What is needed –
Retype word for word the first line of the listing and each line after it up to the line with "(byte) at (234,262)", with the pictures taken out.

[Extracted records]
▬▬▬▬▬▬
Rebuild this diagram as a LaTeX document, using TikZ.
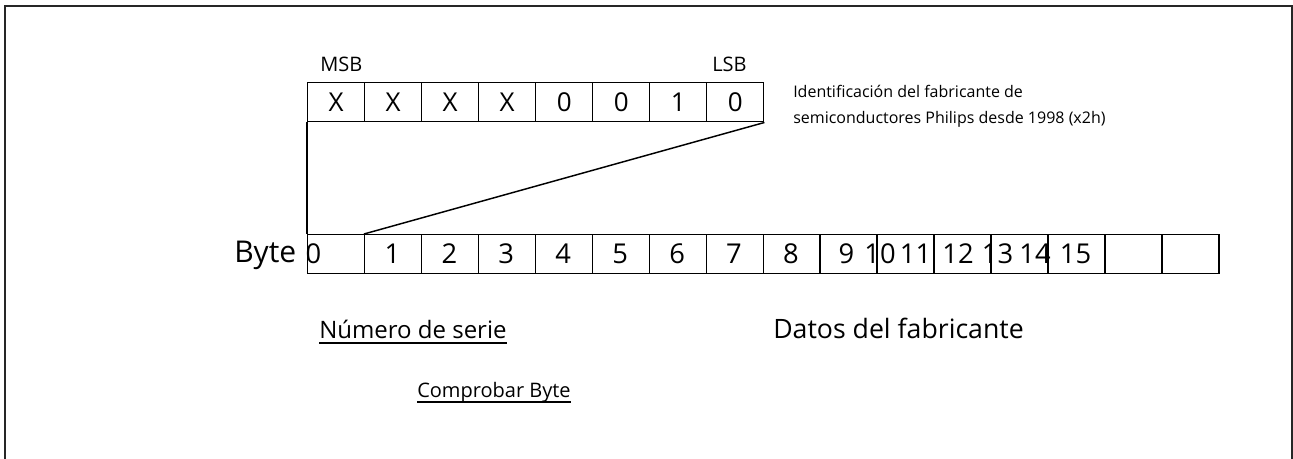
\documentclass[tikz,border=0pt]{standalone}
\usepackage{fontspec}
\setmainfont{Open Sans}
\begin{document}
\begin{tikzpicture}[x=0.75pt,y=-0.75pt,
  cellline/.style={line width=1.1pt},
  bitcell/.style={draw, cellline, rectangle, inner sep=0pt, anchor=north west,
    minimum width=42.75pt, minimum height=29.25pt,
    font=\fontsize{19.5}{20}\selectfont},
  bytecell/.style={draw, cellline, rectangle, inner sep=0pt, anchor=north west,
    minimum width=42.7pt, minimum height=29.25pt},
  bytenum/.style={inner sep=0pt, anchor=base, font=\fontsize{20.5}{22}\selectfont},
  lbl/.style={inner sep=0pt, anchor=base west},
  uline/.style={line width=1.1pt}]
\useasboundingbox (0,0) rectangle (1293,458);
\clip (0,0) rectangle (1293,458);

% outer frame (runs past the lower edge)
\draw[line width=1pt, black!85] (5,6) rectangle (1292,480);

% bit field of the identification byte
\foreach \v [count=\k from 0] in {X,X,X,X,0,0,1,0}
  \node[bitcell] (b\k) at ({307+57*\k},82) {\v};

\node[lbl, font=\fontsize{15}{16}\selectfont] (msb) at (320,71) {MSB};
\node[lbl, font=\fontsize{15}{16}\selectfont] (lsb) at (712,71) {LSB};

\node[lbl, font=\fontsize{12}{13}\selectfont] (id1) at (793,97)
  {Identificación del fabricante de};
\node[lbl, font=\fontsize{12}{13}\selectfont] (id2) at (793,123)
  {semiconductores Philips desde 1998 (x2h)};

% byte row
\foreach \k in {0,...,15}
  \node[bytecell] (c\k) at ({307+56.94*\k},234) {};

\foreach \x [count=\k from 0] in {313.5,392.4,449.4,506.3,563.2,620.2,677.1,734,791,846.5,880,915.5,958,997.5,1035,1075.5}
  \node[bytenum] (n\k) at (\x,263.5) {\k};

\node[lbl, font=\fontsize{22.5}{24}\selectfont] (byte) at (234,262) {Byte};

% connectors from the bit field to the byte row
\draw[cellline] (b0.south west) -- (c0.north west);
\draw[cellline] (b7.south east) -- (c1.north west);

% captions
\node[lbl, font=\fontsize{18}{19}\selectfont] (serie) at (319,338) {Número de serie};
\draw[uline] ([yshift=-3.8pt]serie.base west) -- ([yshift=-3.8pt]serie.base east);

\node[lbl, font=\fontsize{15}{16}\selectfont] (check) at (417,397) {Comprobar Byte};
\draw[uline] ([yshift=-3.8pt]check.base west) -- ([yshift=-3.8pt]check.base east);

\node[lbl, font=\fontsize{20}{21}\selectfont] (datos) at (773,338) {Datos del fabricante};
\end{tikzpicture}
\end{document}
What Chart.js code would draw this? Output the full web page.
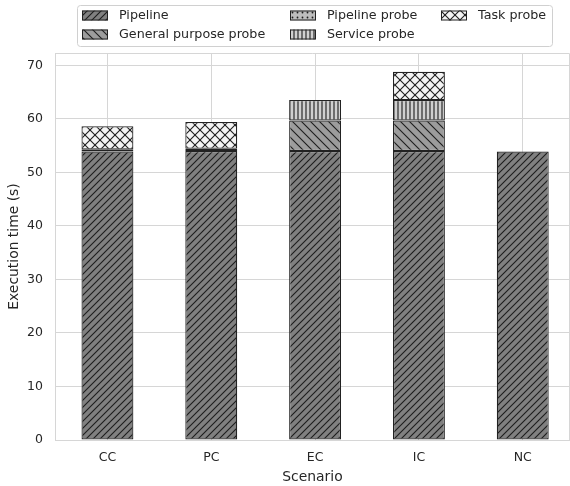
<!DOCTYPE html>
<html>
<head>
<meta charset="utf-8">
<script src="https://cdn.jsdelivr.net/npm/chart.js@4"></script>
<style>
  html, body { margin: 0; padding: 0; background: #fff; }
  #wrap { width: 570px; height: 486px; }
</style>
</head>
<body>
<div id="wrap"><canvas id="chart" width="570" height="486"></canvas></div>
<script>
// Execution time per scenario, stacked by component

const categories = ["CC", "PC", "EC", "IC", "NC"];
const pipeline = [53.9, 54.0, 54.0, 54.0, 53.9];
const generalPurposeProbe = [0, 0, 5.7, 5.7, 0];
const pipelineProbe = [0.4, 0.4, 0, 0, 0];
const serviceProbe = [0, 0, 3.8, 3.8, 0];
const taskProbe = [4.3, 5.0, 0, 5.3, 0];
const yTicks = [0, 10, 20, 30, 40, 50, 60, 70];

const FONT = "'DejaVu Sans', sans-serif";
const TEXT = "#262626";
const GRID = "#d6d6d6";
const EDGE = "#222222";
const HATCH = "#1c1c1c";

// small pattern tiles, like matplotlib hatches
function makePattern(kind, fill, size) {
  const c = document.createElement("canvas");
  c.width = size;
  c.height = size;
  const g = c.getContext("2d");
  g.fillStyle = fill;
  g.fillRect(0, 0, size, size);
  g.strokeStyle = HATCH;
  g.fillStyle = HATCH;
  g.lineWidth = 1.1;
  const s = size;
  const line = (x1, y1, x2, y2) => {
    g.beginPath();
    g.moveTo(x1, y1);
    g.lineTo(x2, y2);
    g.stroke();
  };
  if (kind === "fwd") {
    line(-s, s, s, -s);
    line(0, s, s, 0);
    line(0, 2 * s, 2 * s, 0);
  } else if (kind === "back") {
    line(0, 0, s, s);
    line(-s, 0, s, 2 * s);
    line(0, -s, 2 * s, s);
  } else if (kind === "cross") {
    line(0, s, s, 0);
    line(-s, s, s, -s);
    line(0, 2 * s, 2 * s, 0);
    line(0, 0, s, s);
    line(-s, 0, s, 2 * s);
    line(0, -s, 2 * s, s);
  } else if (kind === "vert") {
    g.lineWidth = 1.1;
    line(s / 2, 0, s / 2, s);
  } else if (kind === "dots") {
    g.beginPath();
    g.arc(s / 2, s / 2, 0.9, 0, Math.PI * 2);
    g.fill();
  }
  return document.getElementById("chart").getContext("2d").createPattern(c, "repeat");
}

const series = [
  { label: "Pipeline", values: pipeline, pattern: makePattern("fwd", "#808080", 7) },
  { label: "General purpose probe", values: generalPurposeProbe, pattern: makePattern("back", "#9c9c9c", 9) },
  { label: "Pipeline probe", values: pipelineProbe, pattern: makePattern("dots", "#bdbdbd", 5) },
  { label: "Service probe", values: serviceProbe, pattern: makePattern("vert", "#cfcfcf", 4) },
  { label: "Task probe", values: taskProbe, pattern: makePattern("cross", "#f4f4f4", 10) },
];

const datasets = series.map((s) => ({
  label: s.label,
  data: s.values.map((v, i) => ({ x: i, y: v === 0 ? null : v })),
  backgroundColor: s.pattern,
  borderColor: EDGE,
  borderWidth: 1.2,
  borderSkipped: false,
  categoryPercentage: 1.0,
  barPercentage: 0.5,
}));

// legend laid out in columns, matplotlib style
const legendPlugin = {
  id: "columnLegend",
  afterDraw(chart) {
    const ctx = chart.ctx;
    ctx.save();
    ctx.fillStyle = "rgba(255,255,255,0.85)";
    ctx.strokeStyle = "#d0d0d0";
    ctx.lineWidth = 1;
    const bx = 77.5, by = 5.5, bw = 475, bh = 41;
    ctx.beginPath();
    ctx.roundRect(bx, by, bw, bh, 3);
    ctx.fill();
    ctx.stroke();
    const cols = [82, 290, 441];
    const rows = [15.5, 34.5];
    const slots = [[0, 0], [0, 1], [1, 0], [1, 1], [2, 0]];
    ctx.font = "12.7px " + FONT;
    ctx.textBaseline = "middle";
    series.forEach((s, i) => {
      const [c, r] = slots[i];
      const x = cols[c], y = rows[r];
      ctx.fillStyle = s.pattern;
      ctx.fillRect(x, y - 5, 26, 10);
      ctx.strokeStyle = EDGE;
      ctx.lineWidth = 1;
      ctx.strokeRect(x + 0.5, y - 4.5, 25, 9);
      ctx.fillStyle = TEXT;
      ctx.fillText(s.label, x + 37, y + 0.5);
    });
    ctx.restore();
  },
};

// top and right spines
const framePlugin = {
  id: "frame",
  afterDatasetsDraw(chart) {
    const { ctx, chartArea: a } = chart;
    ctx.save();
    ctx.strokeStyle = GRID;
    ctx.lineWidth = 1;
    ctx.beginPath();
    ctx.moveTo(a.left, a.top + 0.5);
    ctx.lineTo(a.right - 0.5, a.top + 0.5);
    ctx.lineTo(a.right - 0.5, a.bottom);
    ctx.stroke();
    ctx.restore();
  },
};

new Chart(document.getElementById("chart"), {
  type: "bar",
  data: { datasets },
  options: {
    responsive: false,
    animation: false,
    devicePixelRatio: 1,
    layout: { padding: { top: 53, right: 0, left: 0, bottom: 0 } },
    plugins: {
      legend: { display: false },
      tooltip: { enabled: false },
    },
    scales: {
      x: {
        type: "linear",
        stacked: true,
        offset: false,
        min: -0.505,
        max: 4.455,
        grid: { offset: false, color: GRID, lineWidth: 1, drawTicks: false },
        border: { color: GRID, width: 1 },
        ticks: {
          stepSize: 1,
          includeBounds: false,
          autoSkip: false,
          maxRotation: 0,
          padding: 10,
          color: TEXT,
          font: { family: FONT, size: 12.5 },
          callback: (v) => (Number.isInteger(v) ? categories[v] : ""),
        },
        title: {
          display: true,
          text: "Scenario",
          color: TEXT,
          font: { family: FONT, size: 13.9 },
          padding: { top: 1, bottom: 0 },
        },
        afterFit: (scale) => { scale.height = 46; },
      },
      y: {
        stacked: true,
        min: 0,
        max: 72.3,
        grid: { color: GRID, lineWidth: 1, drawTicks: false },
        border: { color: GRID, width: 1 },
        afterBuildTicks: (scale) => {
          scale.ticks = yTicks.map((v) => ({ value: v }));
        },
        ticks: {
          padding: 12,
          color: TEXT,
          font: { family: FONT, size: 12.5 },
        },
        title: {
          display: true,
          text: "Execution time (s)",
          color: TEXT,
          font: { family: FONT, size: 13.9 },
          padding: { top: 6, bottom: 4 },
        },
        afterFit: (scale) => { scale.width = 55; },
      },
    },
  },
  plugins: [legendPlugin, framePlugin],
});
</script>
</body>
</html>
▬▬▬▬▬▬
Response to this exercise –
Rebuild this diagram as a LaTeX document, using TikZ.
\documentclass[tikz,border=0pt]{standalone}
\usepackage{fontspec}
\setmainfont{Open Sans}
\begin{document}
\begin{tikzpicture}[x=0.75pt,y=-0.75pt,
  cellline/.style={line width=1.1pt},
  bitcell/.style={draw, cellline, rectangle, inner sep=0pt, anchor=north west,
    minimum width=42.75pt, minimum height=29.25pt,
    font=\fontsize{19.5}{20}\selectfont},
  bytecell/.style={draw, cellline, rectangle, inner sep=0pt, anchor=north west,
    minimum width=42.7pt, minimum height=29.25pt},
  bytenum/.style={inner sep=0pt, anchor=base, font=\fontsize{20.5}{22}\selectfont},
  lbl/.style={inner sep=0pt, anchor=base west},
  uline/.style={line width=1.1pt}]
\useasboundingbox (0,0) rectangle (1293,458);
\clip (0,0) rectangle (1293,458);

% outer frame (runs past the lower edge)
\draw[line width=1pt, black!85] (5,6) rectangle (1292,480);

% bit field of the identification byte
\foreach \v [count=\k from 0] in {X,X,X,X,0,0,1,0}
  \node[bitcell] (b\k) at ({307+57*\k},82) {\v};

\node[lbl, font=\fontsize{15}{16}\selectfont] (msb) at (320,71) {MSB};
\node[lbl, font=\fontsize{15}{16}\selectfont] (lsb) at (712,71) {LSB};

\node[lbl, font=\fontsize{12}{13}\selectfont] (id1) at (793,97)
  {Identificación del fabricante de};
\node[lbl, font=\fontsize{12}{13}\selectfont] (id2) at (793,123)
  {semiconductores Philips desde 1998 (x2h)};

% byte row
\foreach \k in {0,...,15}
  \node[bytecell] (c\k) at ({307+56.94*\k},234) {};

\foreach \x [count=\k from 0] in {313.5,392.4,449.4,506.3,563.2,620.2,677.1,734,791,846.5,880,915.5,958,997.5,1035,1075.5}
  \node[bytenum] (n\k) at (\x,263.5) {\k};

\node[lbl, font=\fontsize{22.5}{24}\selectfont] (byte) at (234,262) {Byte};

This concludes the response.